Notre article visait à mettre en lumière les rapports entre les initiatives collectives, le développement des liens sociaux et les usages de la capacité d’action collective associée à ces liens, en examinant les mobilisations contre la gentrification de Parc-Extension entre 2019 et 2022. Nous avons analysé, avec les concepts d’énergie émotionnelle, d’infrastructure sociale et d’identité interpersonnelle et collective, les stratégies employées par le CAPE afin d’établir et d’entretenir des liens avec les locataires du quartier. Nous avons ensuite examiné les usages coopératifs et conflictuels de la capacité d’action collective dont dispose cet organisme, grâce à son travail relationnel et aux réseaux de confiance qui en résultent. Les campagnes de mobilisation menées par le CAPE ne freinent pas entièrement la gentrification de Parc-Extension, mais elles permettent d’empêcher des évictions et des hausses de loyer abusives, elles mènent à l’acquisition de terrains par la Ville de Montréal pour des projets de logement social et communautaire, elles proposent un contre-discours sur l’aménagement urbain qui prend en compte les besoins et les droits des locataires à faible revenu et elles encouragent le développement de liens sociaux et d’identités collectives qui motivent les locataires du quartier et des militant(e)s allié(e)s à agir ensemble pour défendre le droit au logement (Guay et Megelas, 2021, p. 229).

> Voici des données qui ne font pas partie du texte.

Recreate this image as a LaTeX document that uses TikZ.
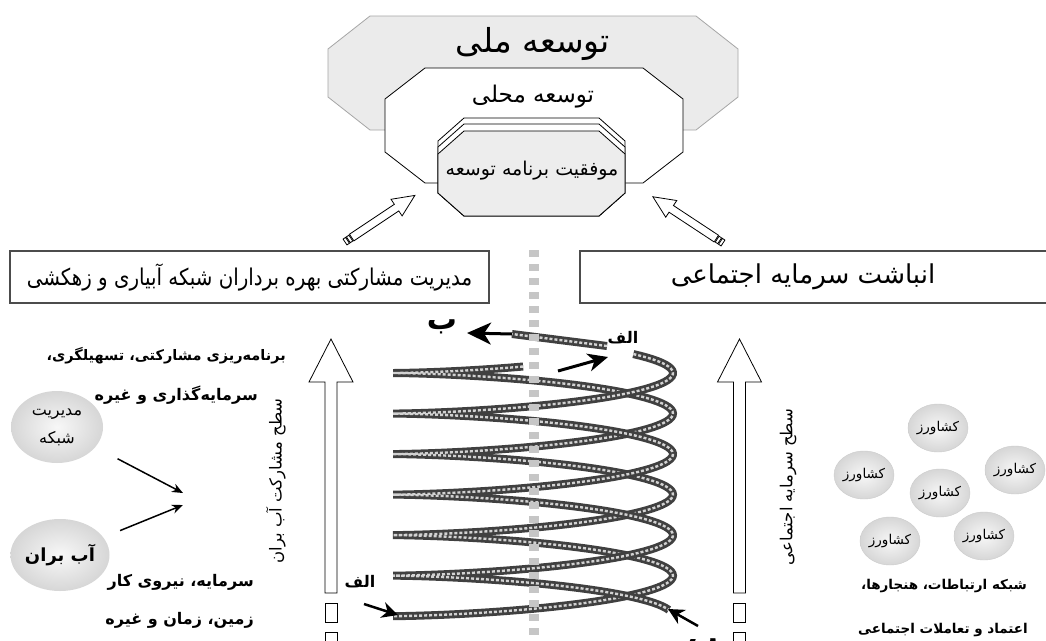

Nous pensons que les concepts utilisés ici peuvent nous aider à étudier les rapports entre les liens sociaux et les initiatives collectives dans d’autres contextes de recherche. Le concept d’énergie émotionnelle peut par exemple contribuer aux travaux portant sur le degré d’engagement des acteurs et actrices dans des mobilisations sociales comportant des risques élevés (Corcoran, Pettinicchio et Young, 2015), tandis que les infrastructures sociales peuvent nous aider à étudier comment les initiatives collectives parviennent à créer des contextes d’interaction inclusifs (Flesher Fominaya, 2010). Les identités collectives et le travail réflexif qui les accompagne peuvent, pour leur part, nous aider à analyser les situations dans lesquelles des acteurs et actrices délibèrent sur les liens qui les unissent au sein d’une initiative, ainsi que les récits et les symboles qui sont créés et utilisés dans de telles situations (Chen, 2012). En définitive, les chercheurs et chercheuses qui s’intéressent aux initiatives collectives orientées vers le changement social gagnent à examiner le rôle que ces dernières jouent dans l’accumulation d’énergie émotionnelle, la création d’infrastructures sociales et d’identités collectives, le développement de réseaux de confiance et l’entretien d’une capacité d’action collective qui comprend à la fois des usages coopératifs et des usages conflictuels (Drago et Guay, 2021; Henaway, 2013).